**MATERIAL:**
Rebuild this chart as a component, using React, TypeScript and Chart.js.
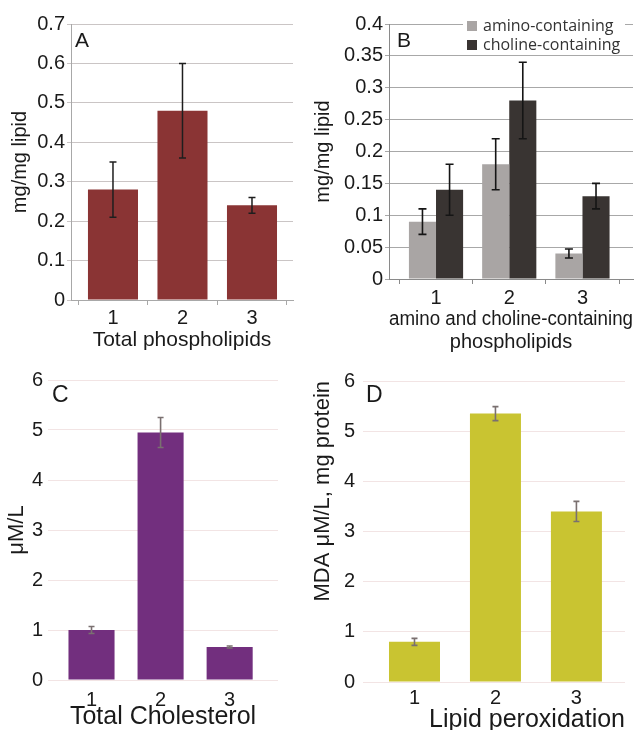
import React, { useEffect, useRef } from "react";
import { Chart, registerables } from "chart.js";

Chart.register(...registerables);

// ---------- data ----------
const CATEGORIES = ["1", "2", "3"];
const PANEL_LABELS = ["A", "B", "C", "D"];

const A_VALUES = [0.28, 0.48, 0.24];
const A_ERRORS = [0.07, 0.12, 0.02];

const B_SERIES = ["amino-containing", "choline-containing"];
const B_AMINO = [0.09, 0.18, 0.04];
const B_AMINO_ERR = [0.02, 0.04, 0.007];
const B_CHOLINE = [0.14, 0.28, 0.13];
const B_CHOLINE_ERR = [0.04, 0.06, 0.02];

const C_VALUES = [1.0, 4.95, 0.66];
const C_ERRORS = [0.07, 0.3, 0.02];

const D_VALUES = [0.8, 5.35, 3.4];
const D_ERRORS = [0.07, 0.14, 0.2];

const X_TITLES: (string | string[])[] = [
  "Total phospholipids",
  ["amino and choline-containing", "phospholipids"],
  "Total Cholesterol",
  "Lipid peroxidation",
];
const Y_TITLES = ["mg/mg lipid", "mg/mg lipid", "\u03BCM/L", "MDA \u03BCM/L, mg protein"];

const Y_MAX = [0.7, 0.4, 6, 6];
const Y_STEP = [0.1, 0.05, 1, 1];

// ---------- styling ----------
const FONT = "'Liberation Sans', Arial, Helvetica, sans-serif";
const TEXT = "#1a1a1a";

// ---------- plugins ----------
const errorBarPlugin = {
  id: "errorBars",
  afterDatasetsDraw(chart: any) {
    const ctx = chart.ctx;
    const yScale = chart.scales.y;
    chart.data.datasets.forEach((ds: any, i: number) => {
      if (!ds.errors) return;
      const meta = chart.getDatasetMeta(i);
      ctx.save();
      ctx.strokeStyle = ds.errorColor;
      ctx.lineWidth = ds.errorWidth;
      meta.data.forEach((el: any, j: number) => {
        const v = ds.data[j];
        const e = ds.errors[j];
        const x = el.x;
        const yTop = yScale.getPixelForValue(v + e);
        const yBot = yScale.getPixelForValue(v - e);
        const c = ds.capWidth / 2;
        ctx.beginPath();
        ctx.moveTo(x, yTop);
        ctx.lineTo(x, yBot);
        ctx.moveTo(x - c, yTop);
        ctx.lineTo(x + c, yTop);
        ctx.moveTo(x - c, yBot);
        ctx.lineTo(x + c, yBot);
        ctx.stroke();
      });
      ctx.restore();
    });
  },
};

const panelLabelPlugin = {
  id: "panelLabel",
  afterDraw(chart: any, _args: any, opts: any) {
    if (!opts || !opts.text) return;
    const { ctx, chartArea } = chart;
    ctx.save();
    ctx.font = `${opts.size}px ${FONT}`;
    ctx.fillStyle = TEXT;
    ctx.textBaseline = "alphabetic";
    ctx.textAlign = "left";
    ctx.fillText(opts.text, chartArea.left + opts.dx, chartArea.top + opts.dy);
    ctx.restore();
  },
};

const insideLegendPlugin = {
  id: "insideLegend",
  afterDraw(chart: any, _args: any, opts: any) {
    if (!opts || !opts.display) return;
    const { ctx, chartArea } = chart;
    const x0 = chartArea.right + opts.dx;
    const y0 = chartArea.top + opts.dy;
    ctx.save();
    ctx.fillStyle = "#ffffff";
    ctx.fillRect(x0 - 4, y0 - 9, opts.bgWidth, opts.bgHeight);
    chart.data.datasets.forEach((ds: any, i: number) => {
      const cy = y0 + i * opts.rowGap;
      ctx.fillStyle = ds.backgroundColor;
      ctx.fillRect(x0, cy - 5, 10, 10);
      ctx.fillStyle = "#333333";
      ctx.font = opts.font;
      ctx.textBaseline = "middle";
      ctx.textAlign = "left";
      ctx.fillText(ds.label, x0 + 16, cy);
    });
    ctx.restore();
  },
};

const fmt = (v: number) => String(+(+v).toFixed(2));
const catTicks = (s: any) => {
  s.ticks = CATEGORIES.map((_, i) => ({ value: i + 1 }));
};
const catLabel = (v: number) => CATEGORIES[Math.round(+v) - 1] ?? "";

// ---------- configs ----------
function configA(): any {
  return {
    type: "bar",
    data: {
      labels: CATEGORIES,
      datasets: [
        {
          label: X_TITLES[0] as string,
          data: A_VALUES,
          errors: A_ERRORS,
          backgroundColor: "#8a3434",
          errorColor: "#1e1e1e",
          errorWidth: 1.5,
          capWidth: 7,
          barPercentage: 0.72,
          categoryPercentage: 1,
        },
      ],
    },
    plugins: [errorBarPlugin, panelLabelPlugin],
    options: {
      responsive: false,
      animation: false,
      devicePixelRatio: 1,
      layout: { padding: { top: 24, right: 17, left: 0, bottom: 0 } },
      plugins: {
        legend: { display: false },
        tooltip: { enabled: false },
        panelLabel: { text: PANEL_LABELS[0], size: 21, dx: 4, dy: 23 },
      },
      scales: {
        x: {
          type: "linear",
          min: 0.396,
          max: 3.59,
          offset: false,
          afterBuildTicks: catTicks,
          grid: { drawOnChartArea: false, drawTicks: true, tickLength: 5, color: "#a8a8a8", offset: true },
          border: { display: true, color: "#a8a8a8" },
          ticks: { padding: 1, color: TEXT, font: { family: FONT, size: 20 }, callback: catLabel },
          title: {
            display: true,
            text: X_TITLES[0],
            color: TEXT,
            font: { family: FONT, size: 21 },
            padding: { top: 0, bottom: 7 },
          },
          afterFit: (s: any) => {
            s.height = 60;
          },
        },
        y: {
          min: 0,
          max: Y_MAX[0],
          ticks: { stepSize: Y_STEP[0], padding: 2, color: TEXT, font: { family: FONT, size: 20 }, callback: fmt },
          grid: { color: "#cac5c5", tickLength: 4 },
          border: { display: true, color: "#a8a8a8" },
          title: {
            display: true,
            text: Y_TITLES[0],
            color: TEXT,
            font: { family: FONT, size: 20 },
            padding: { top: 8, bottom: 0 },
          },
          afterFit: (s: any) => {
            s.width = 71;
          },
        },
      },
    },
  };
}

function configB(): any {
  return {
    type: "bar",
    data: {
      labels: CATEGORIES,
      datasets: [
        {
          label: B_SERIES[0],
          data: B_AMINO,
          errors: B_AMINO_ERR,
          backgroundColor: "#a9a5a4",
          errorColor: "#151515",
          errorWidth: 1.6,
          capWidth: 8,
          barPercentage: 1,
          categoryPercentage: 0.74,
        },
        {
          label: B_SERIES[1],
          data: B_CHOLINE,
          errors: B_CHOLINE_ERR,
          backgroundColor: "#393432",
          errorColor: "#151515",
          errorWidth: 1.6,
          capWidth: 8,
          barPercentage: 1,
          categoryPercentage: 0.74,
        },
      ],
    },
    plugins: [errorBarPlugin, panelLabelPlugin, insideLegendPlugin],
    options: {
      responsive: false,
      animation: false,
      devicePixelRatio: 1,
      layout: { padding: { top: 24, right: 2, left: 0, bottom: 0 } },
      plugins: {
        legend: { display: false },
        tooltip: { enabled: false },
        panelLabel: { text: PANEL_LABELS[1], size: 21, dx: 8, dy: 23 },
        insideLegend: {
          display: true,
          dx: -166,
          dy: 2,
          rowGap: 19,
          bgWidth: 162,
          bgHeight: 36,
          font: `16px 'Open Sans', 'Noto Sans', sans-serif`,
        },
      },
      scales: {
        x: {
          type: "linear",
          min: 0.358,
          max: 3.69,
          offset: false,
          afterBuildTicks: catTicks,
          grid: { drawOnChartArea: false, drawTicks: true, tickLength: 5, color: "#8a8a8a", offset: true },
          border: { display: true, color: "#8a8a8a" },
          ticks: { padding: 2, color: TEXT, font: { family: FONT, size: 20 }, callback: catLabel },
          title: {
            display: true,
            text: X_TITLES[1],
            color: TEXT,
            font: { family: FONT, size: 20, lineHeight: 1.15 },
            padding: { top: 0, bottom: 6 },
          },
          afterFit: (s: any) => {
            s.height = 81;
          },
        },
        y: {
          min: 0,
          max: Y_MAX[1],
          ticks: { stepSize: Y_STEP[1], padding: 2, color: TEXT, font: { family: FONT, size: 20 }, callback: fmt },
          grid: { color: "#a8a8a8", tickLength: 4 },
          border: { display: true, color: "#8a8a8a" },
          title: {
            display: true,
            text: Y_TITLES[1],
            color: TEXT,
            font: { family: FONT, size: 20 },
            padding: { top: 1, bottom: 0 },
          },
          afterFit: (s: any) => {
            s.width = 79;
          },
        },
      },
    },
  };
}

function configCD(idx: number): any {
  const isC = idx === 2;
  return {
    type: "bar",
    data: {
      labels: CATEGORIES,
      datasets: [
        {
          label: X_TITLES[idx] as string,
          data: isC ? C_VALUES : D_VALUES,
          errors: isC ? C_ERRORS : D_ERRORS,
          backgroundColor: isC ? "#722f7e" : "#c9c431",
          errorColor: "#7a7070",
          errorWidth: 1.6,
          capWidth: 6,
          barPercentage: isC ? 0.667 : 0.63,
          categoryPercentage: 1,
        },
      ],
    },
    plugins: [errorBarPlugin, panelLabelPlugin],
    options: {
      responsive: false,
      animation: false,
      devicePixelRatio: 1,
      layout: { padding: { top: isC ? 20 : 21, right: isC ? 32 : 10, left: 0, bottom: 0 } },
      plugins: {
        legend: { display: false },
        tooltip: { enabled: false },
        panelLabel: { text: PANEL_LABELS[idx], size: 23, dx: isC ? 4 : 3, dy: isC ? 22 : 21 },
      },
      scales: {
        x: {
          type: "linear",
          min: isC ? 0.37 : 0.364,
          max: isC ? 3.7 : 3.6,
          offset: false,
          afterBuildTicks: catTicks,
          grid: { display: false, drawTicks: false },
          border: { display: false },
          ticks: { padding: isC ? 8 : 4, color: TEXT, font: { family: FONT, size: 20 }, callback: catLabel },
          title: {
            display: true,
            text: X_TITLES[idx],
            color: TEXT,
            align: isC ? "center" : "end",
            font: { family: FONT, size: isC ? 25 : 25, lineHeight: isC ? 1 : 0.8 },
            padding: { top: 0, bottom: 0 },
          },
          afterFit: (s: any) => {
            s.height = isC ? 50 : 48;
          },
        },
        y: {
          min: 0,
          max: Y_MAX[idx],
          ticks: { stepSize: Y_STEP[idx], padding: isC ? 5 : 8, color: TEXT, font: { family: FONT, size: 20 }, callback: fmt },
          grid: { color: "#f2e4e4", drawTicks: false },
          border: { display: false },
          title: {
            display: true,
            text: Y_TITLES[idx],
            color: TEXT,
            align: isC ? "center" : "end",
            font: { family: FONT, size: 22 },
            padding: { top: isC ? 4 : 0, bottom: 0 },
          },
          afterFit: (s: any) => {
            s.width = isC ? 48 : 53;
          },
        },
      },
    },
  };
}

// ---------- components ----------
function ChartPanel(props: { left: number; top: number; width: number; height: number; make: () => any }) {
  const ref = useRef<HTMLCanvasElement | null>(null);
  useEffect(() => {
    if (!ref.current) return;
    const chart = new Chart(ref.current, props.make());
    return () => chart.destroy();
  }, []);
  return (
    <div
      style={{
        position: "absolute",
        left: props.left,
        top: props.top,
        width: props.width,
        height: props.height,
      }}
    >
      <canvas ref={ref} width={props.width} height={props.height} style={{ display: "block" }} />
    </div>
  );
}

export default function App() {
  return (
    <div
      style={{
        position: "absolute",
        left: 0,
        top: 0,
        width: 635,
        height: 730,
        background: "#ffffff",
        overflow: "hidden",
      }}
    >
      <ChartPanel left={0} top={0} width={310} height={360} make={configA} />
      <ChartPanel left={310} top={0} width={325} height={360} make={configB} />
      <ChartPanel left={0} top={360} width={310} height={370} make={() => configCD(2)} />
      <ChartPanel left={310} top={360} width={325} height={370} make={() => configCD(3)} />
    </div>
  );
}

**WHAT THIS TASK INVOLVES:** Omitting all pictures, restate exactly the lines of the material from its start through the line that contains "const D_ERRORS = [0.07, 0.14, 0.2];".

**ANSWER BELOW:**
Rebuild this chart as a component, using React, TypeScript and Chart.js.
import React, { useEffect, useRef } from "react";
import { Chart, registerables } from "chart.js";

Chart.register(...registerables);

// ---------- data ----------
const CATEGORIES = ["1", "2", "3"];
const PANEL_LABELS = ["A", "B", "C", "D"];

const A_VALUES = [0.28, 0.48, 0.24];
const A_ERRORS = [0.07, 0.12, 0.02];

const B_SERIES = ["amino-containing", "choline-containing"];
const B_AMINO = [0.09, 0.18, 0.04];
const B_AMINO_ERR = [0.02, 0.04, 0.007];
const B_CHOLINE = [0.14, 0.28, 0.13];
const B_CHOLINE_ERR = [0.04, 0.06, 0.02];

const C_VALUES = [1.0, 4.95, 0.66];
const C_ERRORS = [0.07, 0.3, 0.02];

const D_VALUES = [0.8, 5.35, 3.4];
const D_ERRORS = [0.07, 0.14, 0.2];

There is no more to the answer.